Tuesday’s meeting came under Article 4 of NATO’s founding treaty. That article says any country may consult fellow member-states if it considers its territorial integrity, political independence, or security to be under threat.
Rasmussen said NATO had not discussed Article 5 of the group’s founding treaty. Article 5 enables the use of force should a member come under attack.
Wyn Rees is an international security expert at Britain’s University of Nottingham. He says NATO is keen to demonstrate its support for Turkey.
“Turkey obviously has been a member of NATO for a very long time,” said Rees. “It’s a very important state within the alliance. So the fact that it has now suffered this loss of an aircraft, it’s important for the other NATO members to show solidarity.”
Rees says NATO also has a second agenda: It hopes to restrain Turkey from escalating the situation.
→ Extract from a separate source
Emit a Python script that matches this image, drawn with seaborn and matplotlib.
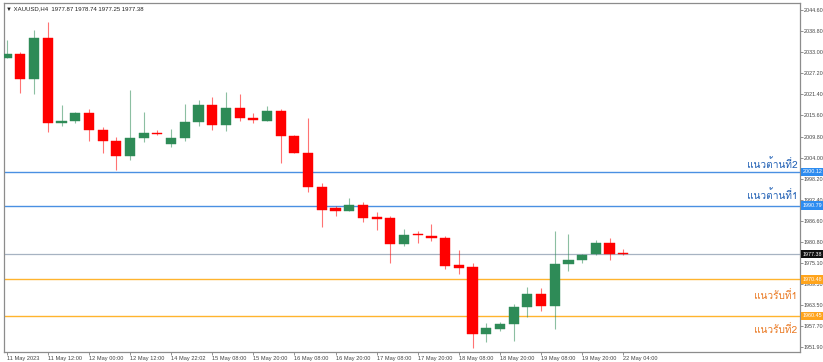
import matplotlib
matplotlib.use('Agg')
import matplotlib.pyplot as plt
import matplotlib.transforms as mtransforms
from matplotlib import font_manager
from matplotlib.ft2font import FT2Font
import numpy as np
import pandas as pd
import seaborn as sns

# XAUUSD H4 candles
opens = [2031.5, 2032.4, 2025.5, 2036.8, 2013.5, 2014.0, 2016.3, 2011.5, 2008.7, 2004.5,
         2009.4, 2010.9, 2007.8, 2009.4, 2013.8, 2018.4, 2013.0, 2017.6, 2015.0, 2014.2,
         2016.8, 2009.9, 2005.3, 1995.8, 1990.0, 1989.4, 1991.0, 1987.7, 1987.3, 1980.2,
         1982.9, 1982.4, 1982.0, 1974.4, 1973.9, 1955.6, 1956.8, 1958.1, 1962.9, 1966.5,
         1963.3, 1974.6, 1975.8, 1977.6, 1980.6, 1977.87]
highs = [2036.3, 2033.1, 2039.1, 2041.4, 2018.4, 2016.5, 2017.5, 2012.4, 2009.8, 2022.5,
         2016.5, 2011.5, 2011.9, 2018.8, 2019.9, 2020.8, 2022.0, 2021.4, 2016.3, 2018.2,
         2017.5, 2010.1, 2014.9, 1996.9, 1990.7, 1992.9, 1991.9, 1988.9, 1988.0, 1984.3,
         1983.8, 1985.8, 1982.4, 1978.6, 1974.9, 1958.5, 1958.8, 1963.6, 1968.4, 1968.0,
         1983.8, 1982.9, 1977.6, 1981.3, 1982.0, 1978.74]
lows = [2031.3, 2021.8, 2021.6, 2011.0, 2012.6, 2013.6, 2008.5, 2005.3, 2000.6, 2003.4,
        2008.2, 2010.1, 2007.0, 2008.5, 2012.8, 2011.7, 2011.3, 2014.2, 2013.5, 2014.0,
        2002.4, 2005.2, 1994.4, 1985.0, 1988.0, 1989.2, 1986.4, 1984.0, 1975.0, 1979.7,
        1980.6, 1981.1, 1973.3, 1971.9, 1951.6, 1953.4, 1956.2, 1953.6, 1960.1, 1961.9,
        1956.8, 1972.8, 1975.1, 1977.2, 1975.8, 1977.25]
closes = [2032.4, 2025.5, 2036.8, 2013.5, 2014.2, 2016.3, 2011.5, 2008.5, 2004.5, 2009.4,
          2010.8, 2010.4, 2009.4, 2013.9, 2018.4, 2013.0, 2017.6, 2014.9, 2014.3, 2016.8,
          2009.9, 2005.3, 1995.8, 1989.6, 1989.4, 1991.0, 1987.5, 1987.1, 1980.1, 1982.7,
          1982.6, 1982.0, 1974.2, 1973.7, 1955.6, 1957.0, 1958.1, 1962.9, 1966.5, 1963.3,
          1974.6, 1975.8, 1977.2, 1980.6, 1977.6, 1977.38]

time_labels = ['11 May 2023', '11 May 12:00', '12 May 00:00', '12 May 12:00', '14 May 22:02',
               '15 May 08:00', '15 May 20:00', '16 May 08:00', '16 May 20:00', '17 May 08:00',
               '17 May 20:00', '18 May 08:00', '18 May 20:00', '19 May 08:00', '19 May 20:00',
               '22 May 04:00']
price_ticks = [2044.60, 2038.80, 2033.00, 2027.20, 2021.40, 2015.60, 2009.80, 2004.00, 1998.20,
               1992.40, 1986.60, 1980.80, 1975.10, 1969.30, 1963.50, 1957.70, 1951.90]

resistance = [2000.12, 1990.79]
support = [1970.48, 1960.45]
last_price = 1977.38
level_names = ['แนวต้านที่2', 'แนวต้านที่1', 'แนวรับที่1', 'แนวรับที่2']
level_text_y = [2001.2, 1992.6, 1965.1, 1955.7]

sns.set_style('white')


def thai_font():
    for f in font_manager.fontManager.ttflist:
        try:
            if 0x0E41 in FT2Font(f.fname).get_charmap():
                return f.name
        except Exception:
            pass
    return 'DejaVu Sans'


small = ['Liberation Sans', 'DejaVu Sans']
plt.rcParams['font.family'] = small

df = pd.DataFrame({'open': opens, 'high': highs, 'low': lows, 'close': closes})
df['i'] = np.arange(len(df))
df['up'] = df['close'] > df['open']

GREEN = '#2e8b57'
RED = '#ff0000'

fig = plt.figure(figsize=(8.23, 3.62), dpi=100)
ax = fig.add_axes([4 / 823, 10 / 362, 796 / 823, 349 / 362])

colors = np.where(df['up'], GREEN, RED)
ax.vlines(df['i'], df['low'], df['high'], colors=colors, lw=0.8, alpha=0.55, zorder=2)
body_low = np.minimum(df['open'], df['close'])
body_h = np.maximum((df['close'] - df['open']).abs(), 0.35)
ax.bar(df['i'], body_h, bottom=body_low, width=0.74, color=colors,
       edgecolor=colors, linewidth=0.3, zorder=3)

# support / resistance lines
for lv in resistance:
    ax.axhline(lv, color='#4a90e2', lw=1.0, zorder=1)
for lv in support:
    ax.axhline(lv, color='#ffb42e', lw=1.0, zorder=1)
ax.axhline(last_price, color='#a7b3c2', lw=0.9, zorder=1)

tfont = [thai_font(), 'DejaVu Sans']
name_colors = ['#1f5fb4', '#1f5fb4', '#ea7a24', '#ea7a24']
for name, yv, c in zip(level_names, level_text_y, name_colors):
    ax.text(0.9965, yv, name, transform=ax.get_yaxis_transform(), ha='right', va='baseline',
            fontsize=7.3, color=c, family=tfont, zorder=4)

# price tags on the axis
trans = mtransforms.blended_transform_factory(ax.transAxes, ax.transData)
tags = [(resistance[0], '#2d8cf0'), (resistance[1], '#2d8cf0'), (last_price, '#111111'),
        (support[0], '#ffa41c'), (support[1], '#ffa41c')]
for lv, c in tags:
    ax.text(1.003, lv, '{:.2f}'.format(lv), transform=trans, ha='left', va='center',
            fontsize=3.9, color='white', clip_on=False, zorder=5,
            bbox=dict(boxstyle='square,pad=0.3', fc=c, ec='none'))

ax.text(0.002, 0.984, '▼ XAUUSD,H4  1977.87 1978.74 1977.25 1977.38', transform=ax.transAxes,
        ha='left', va='center', fontsize=4.3, color='#222222')

ax.set_xlim(-0.197, 57.9)
ax.set_ylim(1950.52, 2046.53)

ax.yaxis.tick_right()
ax.set_yticks(price_ticks)
ax.set_yticklabels(['{:.2f}'.format(v) for v in price_ticks])
ax.set_xticks(np.arange(0, len(df), 3))
ax.set_xticklabels(time_labels)
for lab in ax.get_xticklabels():
    lab.set_ha('left')
ax.tick_params(axis='y', which='both', right=True, left=False, length=2, width=0.6,
               colors='#808080', labelcolor='#444444', labelsize=3.9, pad=0.5)
ax.tick_params(axis='x', bottom=True, length=2, width=0.6, colors='#808080',
               labelcolor='#444444', labelsize=4.1, pad=1)

for s in ax.spines.values():
    s.set_visible(True)
    s.set_color('#8c8c8c')
    s.set_linewidth(0.9)

ax.set_xlabel('')
ax.set_ylabel('')

fig.savefig('out.png', dpi=100)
“The NATO members are not looking for a pretext on which to intervene and therefore they do not want one of their members to drag them into such an action,” added Rees.
Rees says he thinks this situation will be dealt with diplomatically. But he says by shooting down Turkey’s plane, Syria has raised new questions about its internal situation.
“For a country to kind of engage in such an act – such a hostile act – seems rather stupid frankly,” Rees noted. “And one wonders just how much control the Assad regime has over parts of the military now. It kind of raises that deeper question, is the military fully under the command of the civilian government?”
The two men on board the jet shot down Friday have not been found.